Sur le papier, les offres de reprise de SFR, la filiale de téléphonie mobile de Vivendi, par Bouygues et Numericable sont relativement proches.
Jeudi, le marché a toutefois montré qu’il avait l’air de préférer l’offre de Bouygues, mêmes si depuis le 24 février dernier, le parcours des différents opérateurs télécoms français est quelque peu irrégulier.
Source: Morningstar.
Les analystes financiers qui suivent le secteur sont plus perplexes que les investisseurs.
Risque anticoncurrentiel
La crainte qui revient de manière récurrente chez les courtiers est le degré de concentration lié à la réunion des numéros deux et trois de la téléphonie mobile en France.
« Le régulateur a déjà indiqué qu’il ne permettrait pas un rapprochement entre Iliad et l’un des trois autres opérateurs. S’il ne permet pas au plus petit des acteurs de fusionner avec l’un de ses rivaux, nous ne voyons pas comment il permettra que le deuxième et le troisième fusionnent », note Allan Nichols de Morningstar.
« Les investisseurs surestiment le poids du gouvernement dans la décision », estiment vendredi Vincent Maulay et Alexandre Iatrides d'Oddo Securities dans une note. « La baisse de Numericable nous semble sévère car l’offre de Numericable sur SFR garde ses chances selon nous : moins risqué pour Vivendi de retenir cette offre qui a l’avantage de recevoir beaucoup plus facilement le feu vert du régulateur », ajoutent-ils.
« En offrant à Vivendi une participation de 46% dans le nouvel ensemble, Bouygues tente de rendre son offre plus attrayante, estiment les analystes de Citi. Toutefois, compte tenu de la difficulté d’obtenir un feu vert des autorités de la concurrence sans des concessions qui limiteront les synergies attendues, nous avons du mal à avoir en quoi il serait tentant pour Vivendi de renoncer à l’offre de Numericable et de tenter sa chance avec Bouygues à la place. »
La question centrale des synergies
Peu après l’annonce par Bouygues d’un chiffre de 10 milliards d’euros de synergies, Numericable a réagi en en promettant 12 milliards (alors qu’initialement, c’est plutôt un chiffre de 8 milliards qui avait circulé).
Pour plusieurs brokers, l’expérience montre que le potentiel de création de valeur et de synergies est souvent en-deçà des espoirs des sociétés engagées dans de lourdes procédures de rapprochement.
« Industriellement crédible » selon Natixis, l’opération de rapprochement est « techniquement difficile ». « Si Bouygues Tel devait fusionner avec SFR, scénario auquel nous croyons peu, les synergies annoncées seraient créatrices de valeur.

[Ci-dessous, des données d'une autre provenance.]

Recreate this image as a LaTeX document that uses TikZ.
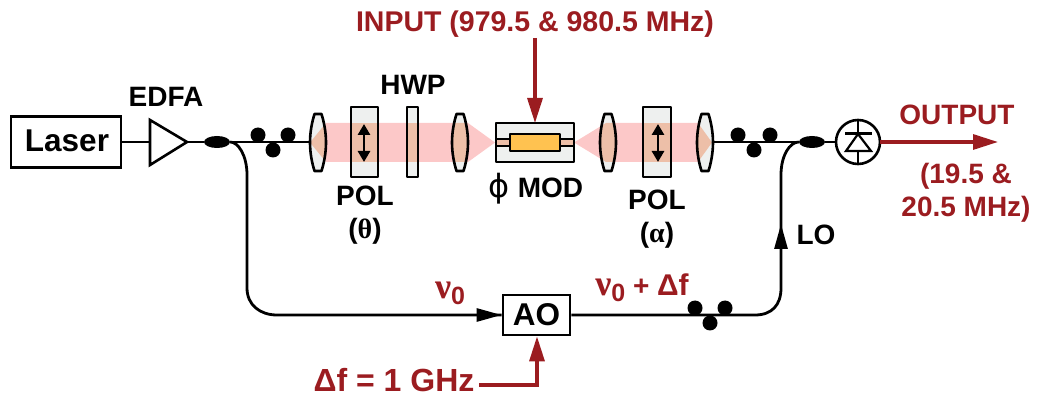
\documentclass[tikz,border=0pt]{standalone}
\usepackage{fontspec}
\setmainfont{Liberation Sans}[BoldFont={* Bold}]
\newfontfamily\grk{Liberation Serif}[BoldFont={* Bold}]
\newfontfamily\phifont{DejaVu Sans}
\usetikzlibrary{arrows.meta,shapes.geometric}
\definecolor{dred}{HTML}{9B1C20}
\definecolor{beam}{HTML}{FCC8C8}
\definecolor{tanc}{HTML}{EDBFA8}
\definecolor{glass}{HTML}{EEF0EF}
\definecolor{gold}{HTML}{FFC250}
\newcommand{\nuzero}{{\fontsize{36}{36}\selectfont\grk ν}\raisebox{-6pt}{\fontsize{25}{25}\selectfont 0}}
\tikzset{
  x=1pt,y=-1pt,
  lbl/.style={font=\fontsize{28}{31}\selectfont\bfseries,text=black,inner sep=0pt,align=center},
  lbltwo/.style={lbl,font=\fontsize{28}{33}\selectfont\bfseries},
  rlbl/.style={lbl,text=dred},
  box/.style={draw=black,line width=2.8pt,fill=white,inner sep=0pt,minimum height=#1},
  fiber/.style={line width=2.8pt,draw=black},
  blk/.style={fiber,-{Triangle[length=25pt,width=13pt]}},
  red/.style={line width=3.2pt,draw=dred,-{Triangle[length=25pt,width=15pt]}},
  dot/.style={circle,fill=black,inner sep=0pt,minimum size=15pt},
  coup/.style={ellipse,fill=black,inner sep=0pt,minimum width=26pt,minimum height=12pt},
  elem/.style={draw=black,line width=2.6pt,line join=round},
  dbl/.style={line width=2.8pt,draw=black,{Triangle[length=11pt,width=12pt]}-{Triangle[length=11pt,width=12pt]}},
}
\newcommand{\lenspath}[1]{(#1-3.5,114) -- (#1+3.5,114) .. controls (#1+6,122) and (#1+8,132) .. (#1+8,142.5) .. controls (#1+8,153) and (#1+6,163) .. (#1+3.5,171) -- (#1-3.5,171) .. controls (#1-6,163) and (#1-8,153) .. (#1-8,142.5) .. controls (#1-8,132) and (#1-6,122) .. (#1-3.5,114) -- cycle}
\newcommand{\beampath}{(310,142.5) -- (326,123) -- (468,123) -- (495,142.5) -- (468,162) -- (326,162) -- cycle (574,142.5) -- (606,123) -- (698,123) -- (712,142.5) -- (698,162) -- (606,162) -- cycle}
\begin{document}
\begin{tikzpicture}
\useasboundingbox (0,0) rectangle (1037,398);
% anchors
\coordinate (ampin) at (150,142);
\coordinate (ampout) at (187,142);
\coordinate (lensA) at (310,142);
\coordinate (lensD) at (713,142);
\coordinate (gen) at (479,385);
\coordinate (genturn) at (537,385);
\coordinate (inp) at (535,38);
% beam and glass
\fill[beam] \beampath;
\foreach \cx in {318,460,608,705}{
  \fill[glass] \lenspath{\cx};
  \begin{scope}\clip \lenspath{\cx}; \fill[tanc] \beampath; \end{scope}
}
\foreach \xa/\xb in {351/378,407/418,643/671}{
  \fill[glass] (\xa,107) rectangle (\xb,177);
  \fill[tanc] (\xa,123) rectangle (\xb,162);
  \draw[elem] (\xa,107) rectangle (\xb,177);
}
\foreach \cx in {318,460,608,705}{ \draw[elem] \lenspath{\cx}; }
\draw[dbl] (364,124) -- (364,162);
\draw[dbl] (658,124) -- (658,162);
% modulator
\draw[elem,fill=glass] (496,123) rectangle (574,162);
\fill[tanc] (497,140) rectangle (573,145);
\draw[line width=1.8pt] (497,139) -- (510,139) (497,146) -- (510,146) (560,139) -- (573,139) (560,146) -- (573,146);
\draw[elem,fill=gold] (510,134) rectangle (560,151);
% main nodes
\node[box=51pt,minimum width=110pt] (laser) at (66,142) {};
\node[lbl,font=\fontsize{31.5}{31}\selectfont\bfseries] (lasertext) at (67,141) {Laser};
\draw[elem,line join=miter,fill=white] (150,120) -- (187,142) -- (150,165) -- cycle;
\node[coup] (c1) at (217,142) {};
\node[coup] (c2) at (812,142) {};
\node[dot] (p1) at (258,135) {};
\node[dot] (p2) at (273,150) {};
\node[dot] (p3) at (288,135) {};
\node[dot] (p4) at (738,135) {};
\node[dot] (p5) at (754,150) {};
\node[dot] (p6) at (770,135) {};
\node[dot] (p7) at (695,308) {};
\node[dot] (p8) at (710,323) {};
\node[dot] (p9) at (725,308) {};
\node[box=40pt,minimum width=67pt] (ao) at (536.5,315) {};
\node[lbl,font=\fontsize{31.5}{31}\selectfont\bfseries] (aotext) at (536.5,315) {AO};
\node[circle,draw=black,line width=2.6pt,minimum size=44pt,inner sep=0pt] (pd) at (858,142) {};
\draw[line width=2.2pt] (858,120) -- (858,164) (845,133.5) -- (872,133.5);
\draw[line width=2.2pt,fill=white,line join=miter] (858,134) -- (871,151) -- (846,151) -- cycle;
\draw[line width=2.2pt] (845,151) -- (872,151);
\coordinate (outp) at (998,142);
% connectors
\draw[fiber] (laser) -- (ampin);
\draw[fiber] (ampout) -- (c1);
\draw[fiber] (c1) -- (lensA);
\draw[fiber] (lensD) -- (c2);
\draw[fiber] (c2) -- (pd);
\draw[fiber] (c1) .. controls (238,142) and (247,155) .. (247,175) -- (247,288) .. controls (247,305) and (260,315) .. (277,315) -- (ao);
\draw[blk] (277,315) -- (ao);
\draw[fiber] (ao) -- (755,315) .. controls (772,315) and (781,305) .. (781,288) -- (781,175) .. controls (781,155) and (790,142) .. (c2);
\draw[blk] (781,245) -- (781,224);
\draw[red] (pd) ++(22,0) -- (outp);
\draw[red] (inp) -- (535,123);
\draw[red] (gen) -- (genturn) -- (ao.south -| genturn);
% labels
\node[lbl] (t1) at (166,97) {EDFA};
\node[lbl] (t2) at (413,85) {HWP};
\node[lbltwo] (t3) at (365,215) {POL\\({\grk θ})};
\node[lbl] (t4) at (536,189) {{\fontsize{32}{32}\selectfont\mdseries\phifont ϕ} MOD};
\node[lbltwo] (t5) at (657,219) {POL\\({\grk α})};
\node[lbl] (t6) at (816,235) {LO};
\node[rlbl,font=\fontsize{28.5}{31}\selectfont\bfseries] (t7) at (535,24) {INPUT (979.5 \& 980.5 MHz)};
\node[rlbl] (t8) at (957,115) {OUTPUT};
\node[rlbl,font=\fontsize{28}{33}\selectfont\bfseries] (t9) at (966,193) {(19.5 \&\\20.5 MHz)};
\node[rlbl] (t10) at (450,293) {\nuzero};
\node[rlbl] (t11) at (642,288) {\nuzero{} + {\fontsize{30}{30}\selectfont Δf}};
\node[rlbl,font=\fontsize{32}{33}\selectfont\bfseries] (t12) at (394,380) {Δf = 1 GHz};
\end{tikzpicture}
\end{document}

L’exemple de la fusion Orange UK avec T-Mobile UK invite à la prudence quant à la réalité des chiffres annoncés hier. »
« Les synergies représentent 11% de la base de coûts cash de l’ensemble. Cela se compare avec les 10% de la fusion Telefonica Deutschland-EPlus et nous semble ambitieux au regard des demandes du gouvernement de préserver l’emploi et les investissements », estime-t-on chez UBS.
Une opération risquée
Au final, ce rapprochement, s’il peut faire sens au plan industriel, est hautement risqué et pourrait même être peu créateur de valeur.
Kepler Cheuvreux qualifie de « deal défensif » et estime que le prix proposé par Bouygues est relativement cher payé. « Sur la base du chiffre de 10 milliards d’euros de synergies, le groupe dégagerait un maigre 7% de rentabilité du capital employé (7,6% en incluant la valeur des économies de coûts en matière d’investissement) », estime Josep Pujal dans une note.

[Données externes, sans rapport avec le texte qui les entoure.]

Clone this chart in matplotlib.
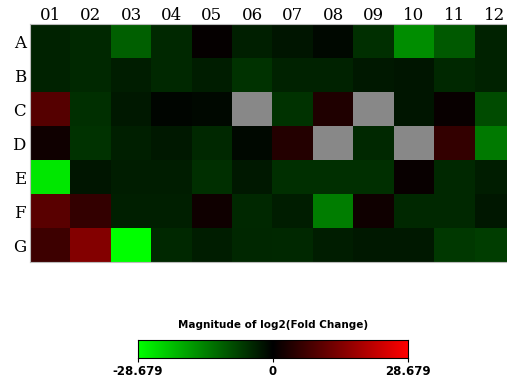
import numpy as np
import matplotlib
matplotlib.use("Agg")
import matplotlib.pyplot as plt
from matplotlib.colors import LinearSegmentedColormap, Normalize

# Plate layout
rows = ["A", "B", "C", "D", "E", "F", "G"]
cols = ["01", "02", "03", "04", "05", "06", "07", "08", "09", "10", "11", "12"]
vmax = 28.679

# log2 fold change per well (nan = no data)
nan = np.nan
row_a = [-4.0, -4.6, -10.6, -4.6, 0.6, -3.4, -2.3, -1.1, -5.2, -15.8, -10.0, -4.0]
row_b = [-4.0, -4.6, -3.2, -4.6, -3.2, -5.7, -4.0, -4.0, -2.9, -2.3, -4.6, -4.0]
row_c = [9.5, -5.2, -2.9, -0.6, -0.9, nan, -5.7, 3.4, nan, -2.3, 0.9, -8.3]
row_d = [1.7, -5.7, -3.4, -2.9, -4.6, -1.1, 4.0, nan, -4.6, nan, 5.7, -13.5]
row_e = [-25.8, -2.3, -3.2, -3.2, -5.2, -2.9, -5.2, -5.2, -5.2, 0.9, -4.6, -3.2]
row_f = [10.0, 5.7, -3.4, -3.4, 1.7, -4.6, -3.2, -14.1, 1.7, -4.6, -4.6, -2.6]
row_g = [6.9, 14.6, -28.679, -4.6, -3.2, -4.3, -4.6, -3.2, -2.9, -2.9, -6.3, -6.9]

data = np.array([row_a, row_b, row_c, row_d, row_e, row_f, row_g])

cmap = LinearSegmentedColormap.from_list("gkr", ["#00ff00", "#000000", "#ff0000"])
cmap.set_bad("#888888")
norm = Normalize(vmin=-vmax, vmax=vmax)

fig = plt.figure(figsize=(5.07, 3.81), dpi=100)

# heat map of the plate
ax = fig.add_axes([30 / 507, 1 - 262 / 381, 485 / 507, 238 / 381])
ax.imshow(np.ma.masked_invalid(data), cmap=cmap, norm=norm, aspect="auto",
          interpolation="nearest")
ax.set_xticks(range(len(cols)))
ax.set_xticklabels(cols)
ax.set_yticks(range(len(rows)))
ax.set_yticklabels(rows)
ax.xaxis.tick_top()
ax.tick_params(axis="x", length=0, pad=0, labelsize=12)
ax.tick_params(axis="y", length=0, pad=3, labelsize=12)
for lbl in ax.get_xticklabels() + ax.get_yticklabels():
    lbl.set_family("DejaVu Serif")
for s in ax.spines.values():
    s.set_color("#bbbbbb")
    s.set_linewidth(0.8)

# colour scale
cax = fig.add_axes([138 / 507, 1 - 358 / 381, 270 / 507, 18 / 381])
grad = np.linspace(-vmax, vmax, 256).reshape(1, -1)
cax.imshow(grad, cmap=cmap, norm=norm, aspect="auto",
           extent=[-vmax, vmax, 0, 1])
cax.set_yticks([])
cax.set_xticks([-vmax, 0, vmax])
cax.set_xticklabels(["-28.679", "0", "28.679"], fontsize=8.5,
                    fontweight="bold")
cax.tick_params(axis="x", length=3, width=0.8, pad=2)
for s in cax.spines.values():
    s.set_linewidth(0.8)
fig.text(273 / 507, 1 - 325 / 381, "Magnitude of log2(Fold Change)",
         ha="center", va="center", fontsize=7.5, fontweight="bold")

fig.savefig("out.png", dpi=100)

Exane BNP Paribas juge « faible » la probabilité que Vivendi privilégie Bouygues Tel à Numericable. « Choisir Bouygues revient à prendre un énorme risque anticoncurrentiel. Numericable finira sans doute par relever son offre, mais dans l’ensemble, nous pensons qu’il l’emportera », estime Antoine Pradayrol dans une note.
La pire des options pour Bouygues n’est pas non plus à écarter : celle d’une sortie du marché des télécommunications dans de mauvaises conditions. Une hypothèse évoquée par CM-CIC Securities : « Nous estimons que ce projet a deux chances sur trois d’aboutir mais, en cas d’échec, Bouygues pourrait être contraint de céder Bouygues Telecom dans de mauvaises conditions », écrit Jean-Michel Köster dans une note.